Home from Vietnam in October 1968, he served out the remainder of his enlistment at Camp Lejeune with 2nd ANGLICO.  As part of that unit he spent four months in Guantanamo Bay and also took part in a 1969 summer Med-Cruise with Marine and other NATO Forces in Greece and Turkey. He was honorably discharged with the rank of Sergeant in December 1969.     

Sergeant Mannion graduated from Notre Dame High School in West Haven in 1964 where he was a two year starter on the football team and a captain his senior year. He began his college career at the University of Notre Dame but he left South Bend after his sophomore year.  After his stint in the marines he resumed his college career at the University of Connecticut where in 1973 he graduated with honors with a B.S. degree in English/Education.  

That fall Sergeant Mannion began a 30 year teaching career at Sheehan High School in Wallingford, CT when he was hired as an English teacher and assistant football coach.  In 1990 he became Sheehan's third head football coach and held that post until 2002.   

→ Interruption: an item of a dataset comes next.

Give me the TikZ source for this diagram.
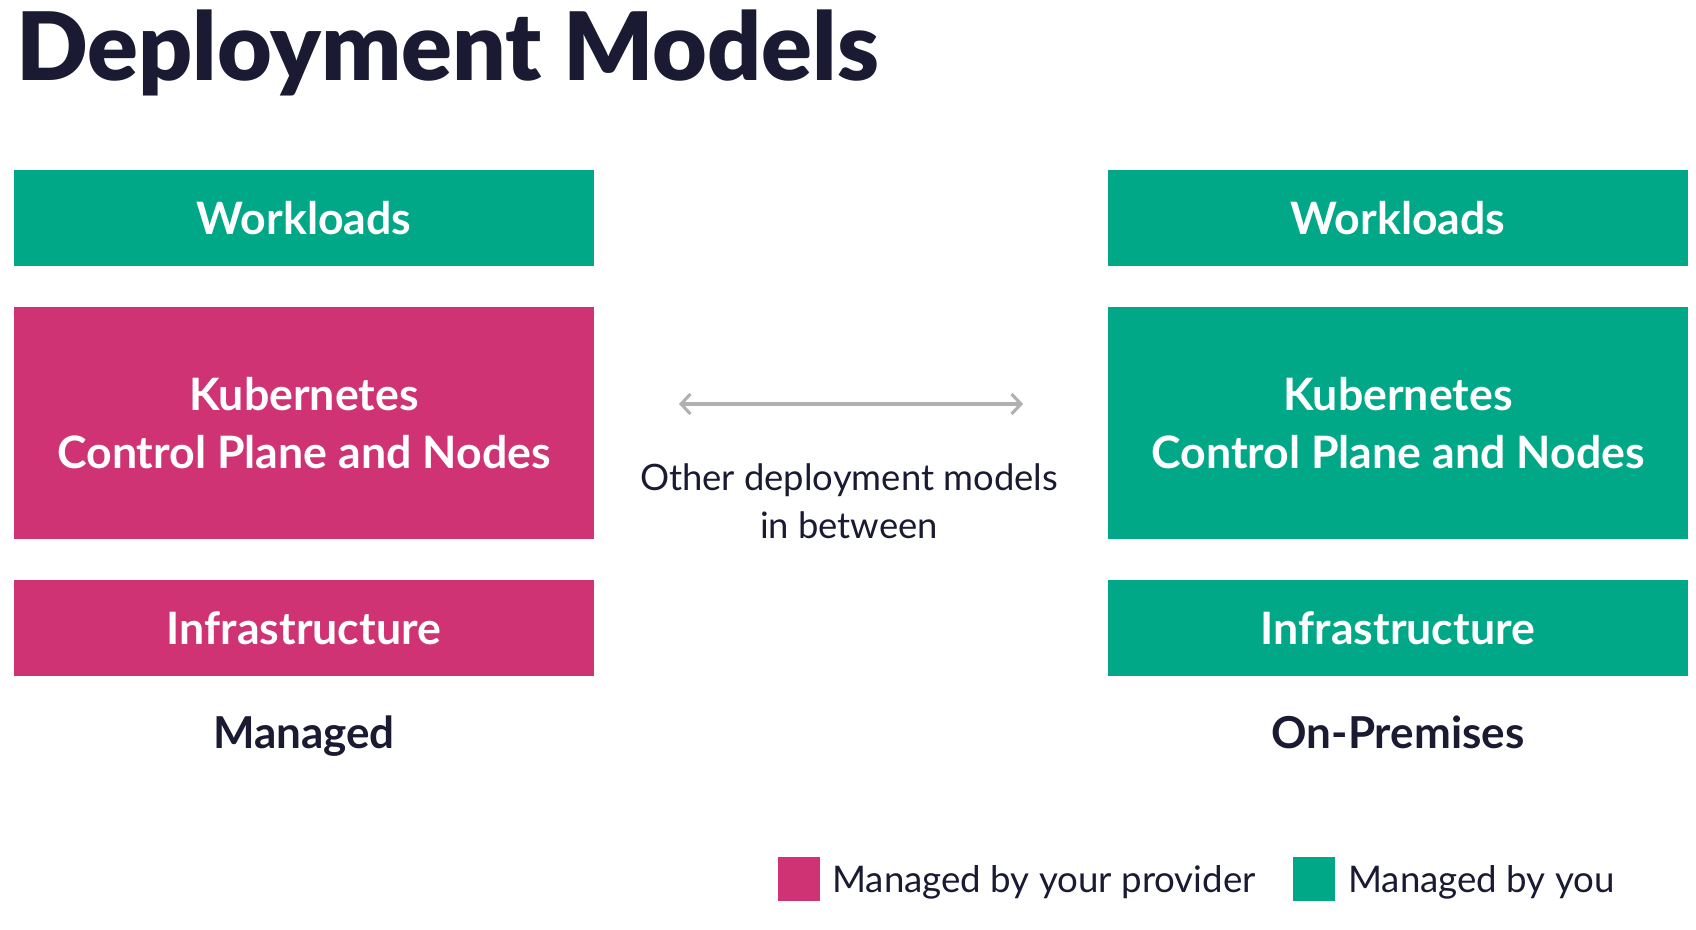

In 1992 Sergeant Mannion was awarded the New Haven Football Officials Coach of the Year Award.  In 2002 he was presented with the Distinguished American Award from the New Haven Chapter of the National Football Foundation Hall of Fame. In 2010 he was inducted into the Sheehan High School Hall of Fame and into the New Haven Gridiron Club Hall of Fame in 2011.

Sergeant Mannion is a lifetime member of the National Organization of the Purple Heart, the Disabled Veterans of America, and the Khe Sanh Veterans Association where he is on the scholarship and by-laws committees.  His experiences at Khe Sanh have been documented on the History Channel, CBS TV, and the ABC Millennium Series as well as three books and one video documentary.   He has made numerous presentations to high school and college classes about this topic.

Sergeant Mannion is the proud father of 4 children -- daughter Brooke (and her husband Charles Davis); sons Jake, Blake, and Devin and grandchildren Grace and Campbell Davis.   His wife Joan -- who retired from her own 35 year career as an English teacher and Guidance Councilor at Sheehan -- and his children are visible proof that he has been fortunate all his life.